I've been racking my brain trying to find an underlying mechanic for The Seeker for a good while now. Seeker is supposed to be about seeking. It's supposed to be about the benefits of efficiency and bureaucracy. But how do you make that into a game?

Idea One: Coverage, The 'Neural' Mesh, and Scanning All The Things

My initial thought was to make it a game about scanning the MOST of an area. Scanning would 'infect' that scanned object, creating a kind of 'neural' mesh that would, upon reaching a certain threshold, calculate the position of the Seeked ship. Kind of like a CRC hash that can be used to determine if there's something wrong with a file.

The player would start the game by scanning stuff. Ships made the most sense. Large ships provided larger scanned areas. If ships were grouped in close enough proximity, they would infect each other, which would, in turn, increase the total scanned area. Also, buildings could be scanned. The player would have to find structures with certain qualities that could be scanned, also increasing the scanned area.

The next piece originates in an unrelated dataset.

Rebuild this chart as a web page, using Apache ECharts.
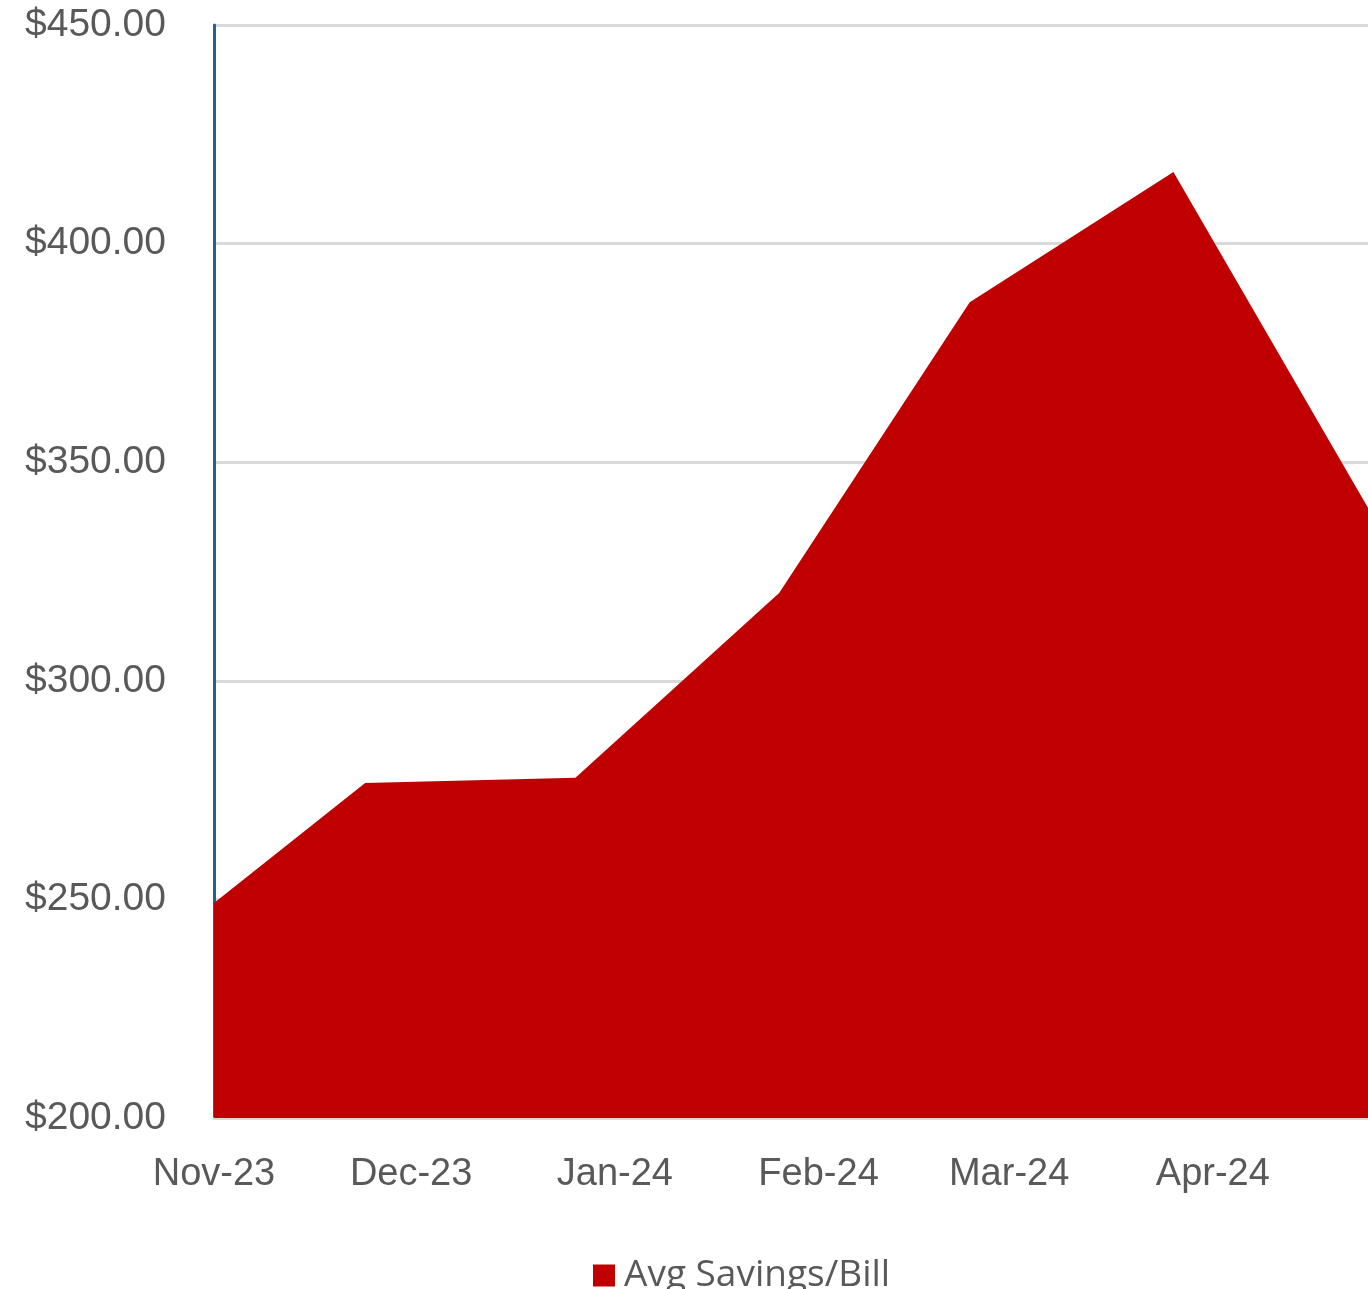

A map (like fog-of-war in Warcraft/Starcraft) or a simple percentage would let the player know how much of the current level they've scanned. Once that percentage reaches some threshold, the Seeker would be alerted to the position of the Seeked and the chase would begin.

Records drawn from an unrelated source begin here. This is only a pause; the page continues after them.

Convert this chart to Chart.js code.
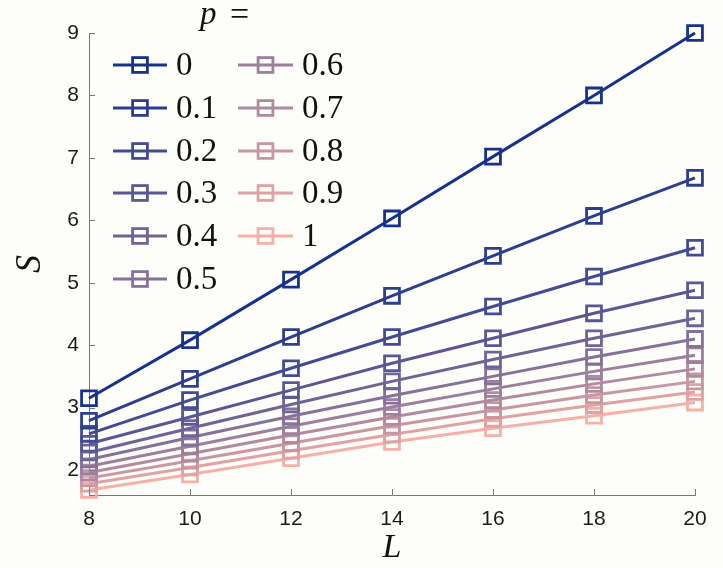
<!DOCTYPE html>
<html>
<head>
<meta charset="utf-8">
<script src="https://cdn.jsdelivr.net/npm/chart.js@4.4.1/dist/chart.umd.min.js"></script>
<style>
  html, body { margin: 0; padding: 0; background: #fdfdfa; }
  canvas { display: block; }
</style>
</head>
<body>
<canvas id="myChart" width="723" height="568"></canvas>
<script>
  // L values on the x axis
  const L = [8, 10, 12, 14, 16, 18, 20];
  const pLabels = ['0', '0.1', '0.2', '0.3', '0.4', '0.5', '0.6', '0.7', '0.8', '0.9', '1'];

  // S for each p
  const s_p00 = [3.15, 4.08, 5.05, 6.03, 7.02, 8.00, 9.00];
  const s_p01 = [2.79, 3.46, 4.13, 4.79, 5.43, 6.07, 6.68];
  const s_p02 = [2.58, 3.12, 3.63, 4.13, 4.62, 5.10, 5.56];
  const s_p03 = [2.42, 2.85, 3.28, 3.71, 4.11, 4.51, 4.88];
  const s_p04 = [2.28, 2.67, 3.05, 3.42, 3.77, 4.11, 4.43];
  const s_p05 = [2.17, 2.52, 2.86, 3.19, 3.50, 3.81, 4.10];
  const s_p06 = [2.06, 2.38, 2.70, 3.01, 3.30, 3.58, 3.84];
  const s_p07 = [1.96, 2.26, 2.56, 2.85, 3.12, 3.38, 3.62];
  const s_p08 = [1.87, 2.15, 2.43, 2.71, 2.96, 3.20, 3.42];
  const s_p09 = [1.78, 2.04, 2.31, 2.57, 2.82, 3.04, 3.25];
  const s_p10 = [1.68, 1.93, 2.19, 2.45, 2.67, 2.87, 3.08];
  const allS = [s_p00, s_p01, s_p02, s_p03, s_p04, s_p05, s_p06, s_p07, s_p08, s_p09, s_p10];

  const xTicks = [8, 10, 12, 14, 16, 18, 20];
  const yTicks = [2, 3, 4, 5, 6, 7, 8, 9];

  // colour ramp dark blue -> salmon
  const c0 = [22, 50, 140], c1 = [245, 176, 168];
  function rampColor(i, n) {
    const t = i / (n - 1);
    const c = c0.map((v, k) => Math.round(v + (c1[k] - v) * t));
    return 'rgb(' + c.join(',') + ')';
  }

  const datasets = allS.map((s, i) => ({
    label: pLabels[i],
    data: L.map((x, j) => ({ x: x, y: s[j] })),
    borderColor: rampColor(i, allS.length),
    backgroundColor: 'rgba(0,0,0,0)',
    borderWidth: 3,
    pointStyle: 'rect',
    pointRadius: 10.5,
    pointBorderWidth: 2.8,
    pointBackgroundColor: 'rgba(0,0,0,0)',
    pointBorderColor: rampColor(i, allS.length),
    tension: 0,
    clip: false
  }));

  // inward tick marks, legend and labels drawn on the canvas
  const extras = {
    id: 'extras',
    beforeDraw(chart) {
      const c = chart.ctx;
      c.save();
      c.fillStyle = '#fdfdfa';
      c.fillRect(0, 0, chart.width, chart.height);
      c.restore();
    },
    afterDatasetsDraw(chart) {
      const c = chart.ctx;
      const xs = chart.scales.x, ys = chart.scales.y;
      const area = chart.chartArea;
      c.save();
      c.strokeStyle = '#777';
      c.lineWidth = 1;
      xTicks.forEach(v => {
        const px = Math.round(xs.getPixelForValue(v)) + 0.5;
        c.beginPath(); c.moveTo(px, area.bottom); c.lineTo(px, area.bottom - 6); c.stroke();
      });
      yTicks.forEach(v => {
        const py = Math.round(ys.getPixelForValue(v)) + 0.5;
        c.beginPath(); c.moveTo(area.left, py); c.lineTo(area.left + 6, py); c.stroke();
      });

      // legend title
      c.fillStyle = '#111';
      c.textBaseline = 'middle';
      c.font = 'italic 33px "Liberation Serif"';
      c.fillText('p', 200, 15);
      c.font = '34px "Liberation Serif"';
      c.fillText('=', 230, 16);

      // legend entries, two columns
      const cols = [{ x0: 113, x1: 167, tx: 176 }, { x0: 238, x1: 293, tx: 302 }];
      const rowY = [65, 108, 151, 193, 236, 279];
      chart.data.datasets.forEach((ds, i) => {
        const col = cols[i < 6 ? 0 : 1];
        const y = rowY[i < 6 ? i : i - 6];
        c.strokeStyle = ds.borderColor;
        c.lineWidth = 3;
        c.beginPath(); c.moveTo(col.x0, y); c.lineTo(col.x1, y); c.stroke();
        const h = 7.4;
        const mx = (col.x0 + col.x1) / 2;
        c.lineWidth = 2.8;
        c.strokeRect(mx - h, y - h, 2 * h, 2 * h);
        c.fillStyle = '#111';
        c.font = '33px "Liberation Serif"';
        c.fillText(ds.label, col.tx, y + 1);
      });
      c.restore();
    }
  };

  const ctx = document.getElementById('myChart');

  new Chart(ctx, {
    type: 'line',
    data: { datasets: datasets },
    options: {
      responsive: false,
      animation: false,
      layout: { padding: { top: 33, right: 28, left: 0, bottom: 0 } },
      plugins: { legend: { display: false }, tooltip: { enabled: false } },
      scales: {
        x: {
          type: 'linear',
          min: 8,
          max: 20,
          afterFit: s => { s.height = 73; },
          afterBuildTicks: s => { s.ticks = xTicks.map(v => ({ value: v })); },
          grid: { display: true, drawOnChartArea: false, drawTicks: false },
          border: { display: true, color: '#777', width: 1 },
          ticks: { color: '#1a1a1a', font: { family: 'Liberation Sans', size: 21 }, padding: 12, maxRotation: 0 },
          title: { display: true, text: 'L', color: '#111', font: { family: 'Liberation Serif', style: 'italic', size: 34 }, padding: { top: 0, bottom: 0 } }
        },
        y: {
          min: 1.6,
          max: 9,
          afterFit: s => { s.width = 89; },
          afterBuildTicks: s => { s.ticks = yTicks.map(v => ({ value: v })); },
          grid: { display: true, drawOnChartArea: false, drawTicks: false },
          border: { display: true, color: '#777', width: 1 },
          ticks: { color: '#1a1a1a', font: { family: 'Liberation Sans', size: 21 }, padding: 10 },
          title: { display: true, text: 'S', color: '#111', font: { family: 'Liberation Serif', style: 'italic', size: 36 }, padding: { top: 9, bottom: 0 } }
        }
      }
    },
    plugins: [extras]
  });
</script>
</body>
</html>
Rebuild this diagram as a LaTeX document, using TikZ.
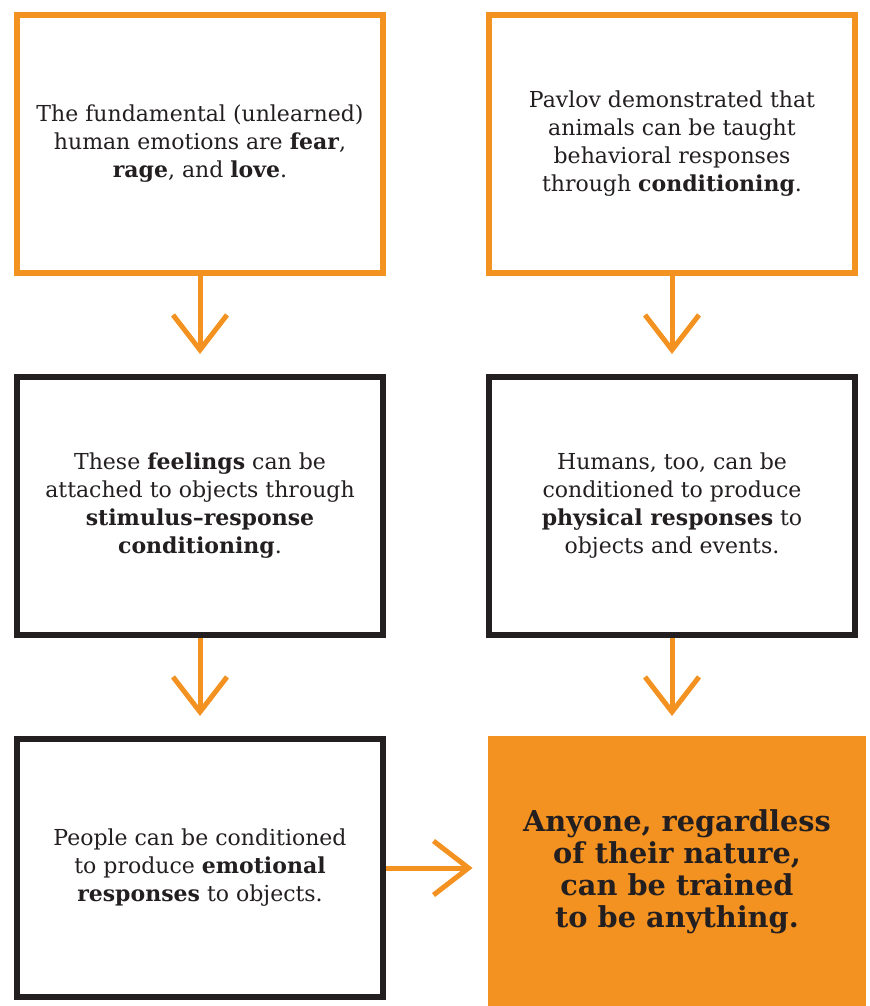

To make things more difficult, later on there would be NPCs or obstacles that would 'disconnect' parts of the 'neural' network created by the player. The player would have to prevent these NPCs and obstacles from decreasing the scanned area by disabling, destroying, or blocking these things.

My biggest beef with this mechanic is that meeting the coverage threshold is open-ended. If the player never reaches the threshold, the game never proceeds. This could be good or bad, but I view it as a negative because there is not a lot of skill required to scan things. The player must avoid the NPCs and other obstacles, but there is nothing pushing the player to improve themselves. In my opinion, this becomes a boring game.

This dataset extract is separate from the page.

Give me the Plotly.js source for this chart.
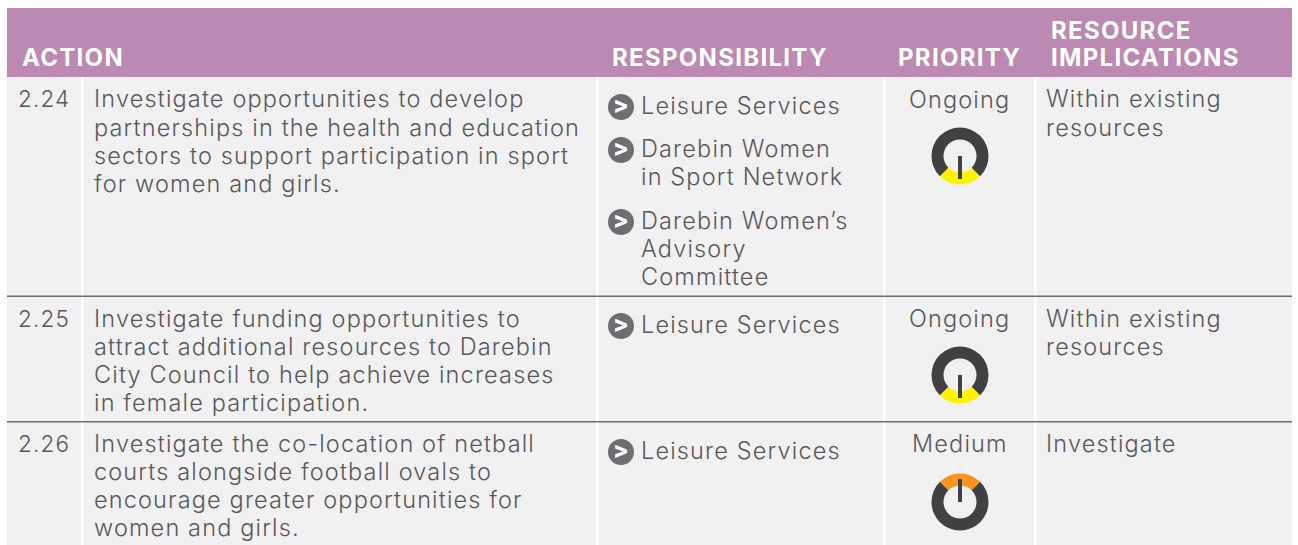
<!DOCTYPE html>
<html><head><meta charset="utf-8">
<script src="https://cdn.plot.ly/plotly-3.0.1.min.js"></script>
<style>html,body{margin:0;padding:0;background:#fff}#c{width:1298px;height:545px}
text.annotation-text{letter-spacing:1.15px}
text.annotation-text[style*="font-weight: 700"]{letter-spacing:1.3px}
</style>
</head><body><div id="c"></div>
<script>
var W=1298,H=545;
var headers=["ACTION","RESPONSIBILITY","PRIORITY","RESOURCE","IMPLICATIONS"];
var headerX=[20,610,896,1048.5,1048.5];
var headerY=[57,57,57,30,57];
var ids=["2.24","2.25","2.26"];
var idY=[98,318,443];
var actionLines=["Investigate opportunities to develop","partnerships in the health and education","sectors to support participation in sport","for women and girls.",
"Investigate funding opportunities to","attract additional resources to Darebin","City Council to help achieve increases","in female participation.",
"Investigate the co-location of netball","courts alongside football ovals to","encourage greater opportunities for","women and girls."];
var actionY=[98,127,155,183,318,346,374,402,443,471,499,527];
var respLines=["Leisure Services","Darebin Women","in Sport Network","Darebin Women’s","Advisory","Committee","Leisure Services","Leisure Services"];
var respY=[105,148,176,220,248,276,324,450];
var bulletY=[107,150,222,326,452];
var priorities=["Ongoing","Ongoing","Medium"];
var priorityY=[99,318,443];
var resourceLines=["Within existing","resources","Within existing","resources","Investigate"];
var resourceY=[98,127,318,346,443];
var gaugeY=[156,375,502];
var gaugeShare=[25,25,25];
var gaugeRest=[75,75,75];
var gaugeRotation=[135,135,-45];
var gaugeColor=["#fff200","#fff200","#f7941d"];
var needleDir=[1,1,-1];
var gaugeX=960,gaugeR=28.5;

var FONT="Inter",BODY=23.5,TXT="#58595b";
var ann=[];
function add(t,x,y,anchor,size,color,weight){ann.push({text:t,x:x,y:y,xref:"x",yref:"y",xanchor:anchor,yanchor:"middle",showarrow:false,align:anchor,
 font:{family:FONT,size:size,color:color,weight:weight}});}
headers.forEach(function(t,i){add(t,headerX[i],headerY[i],"left",24,"#ffffff",700);});
ids.forEach(function(t,i){add(t,16,idY[i],"left",22.5,TXT,300);});
actionLines.forEach(function(t,i){add(t,92,actionY[i],"left",BODY,TXT,300);});
respLines.forEach(function(t,i){add(t,639,respY[i],"left",BODY,TXT,300);});
priorities.forEach(function(t,i){add(t,959.5,priorityY[i],"center",BODY,TXT,300);});
resourceLines.forEach(function(t,i){add(t,1044,resourceY[i],"left",BODY,TXT,300);});

var shapes=[];
function rect(x0,y0,x1,y1,c,layer){shapes.push({type:"rect",xref:"x",yref:"y",x0:x0,x1:x1,y0:y0,y1:y1,fillcolor:c,line:{width:0},layer:layer||"below"});}
rect(7,8,1292,77,"#bb89b1");
rect(7,77,1292,545,"#f1f1f1");
[81,596,883,1034].forEach(function(x){rect(x,77,x+2.5,545,"#ffffff");});
rect(7,295.5,1292,297,"#6d6e71");
rect(7,421,1292,422.5,"#6d6e71");

var traces=[{type:"scatter",mode:"markers+text",x:bulletY.map(function(){return 621;}),y:bulletY,
 marker:{size:26,color:"#6d6e71",line:{width:0}},text:bulletY.map(function(){return ">";}),textposition:"middle center",
 textfont:{family:"Inter",size:23,color:"#ffffff",weight:800},hoverinfo:"skip",showlegend:false}];
gaugeY.forEach(function(cy,i){
 traces.push({type:"pie",values:[gaugeShare[i],gaugeRest[i]],sort:false,direction:"clockwise",rotation:gaugeRotation[i],hole:0.58,
  marker:{colors:[gaugeColor[i],"#414042"],line:{width:0}},textinfo:"none",hoverinfo:"skip",showlegend:false,
  domain:{x:[(gaugeX-gaugeR)/W,(gaugeX+gaugeR)/W],y:[1-(cy+gaugeR)/H,1-(cy-gaugeR)/H]}});
 var y0=cy,y1=cy+needleDir[i]*23;
 shapes.push({type:"rect",xref:"x",yref:"y",x0:gaugeX-2,x1:gaugeX+2,y0:y0,y1:y1,fillcolor:"#414042",line:{width:0},layer:"above"});
});
Plotly.newPlot("c",traces,{width:W,height:H,margin:{l:0,r:0,t:0,b:0,pad:0},paper_bgcolor:"#ffffff",plot_bgcolor:"rgba(0,0,0,0)",showlegend:false,
 xaxis:{range:[0,W],visible:false,fixedrange:true},yaxis:{range:[H,0],visible:false,fixedrange:true},shapes:shapes,annotations:ann},{displayModeBar:false,staticPlot:true});
</script></body></html>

Idea Two: Planning, Traps, and Time Limits
So, because one of my major gripes with the first idea is the open-endedness of the scanning task, my second idea starts with a time limit.

The player is time-boxed for some arbitrarily short period of time. Let's say 1 minute, 30 seconds. During this time, the player must set up as many traps, scan as many ships (for coverage), and block off as many areas as possible (to limit the play area).

After the 1:30 mark, the Seeked will activate and begin moving about. Very similar to the first idea, if the player enters an area of coverage, the Seeker is notified and can go find the Seeked ship.

Traps may include things that disable weaponry, reduce maximum speed (traps would be dropped like datamines). (Certain traps make more sense once the number of enemies increases)

The player's job during this time will be to watch for Seeked notifications, travel between Extremist-targeted sites, and scan ships in search of the Seeked.

This idea splits the game up into two stages: Setup and Action. (one could argue three stages, but I'm going to keep it at two). Both stages are engaging, but in different ways. The Setup stage begins to resemble the setup stage of a Tower Defense game. The player builds their defenses, enemies swarm the defenses trying to get to the target, the player either defeats the enemies or the enemies make it to the target. However, in Seeker, the player gets a chance to play an active role during the enemy attack.

I like this idea more because there are specific goals and hard limits. The limits force you to make hard decisions and sacrifice one strategy over another. It provides a context by splitting the game into discrete phases.

I also think having a 'setup' stage translates well into the different mission types discussed.

Some thought still needs to be put into these designs, but we're getting closer to a solution.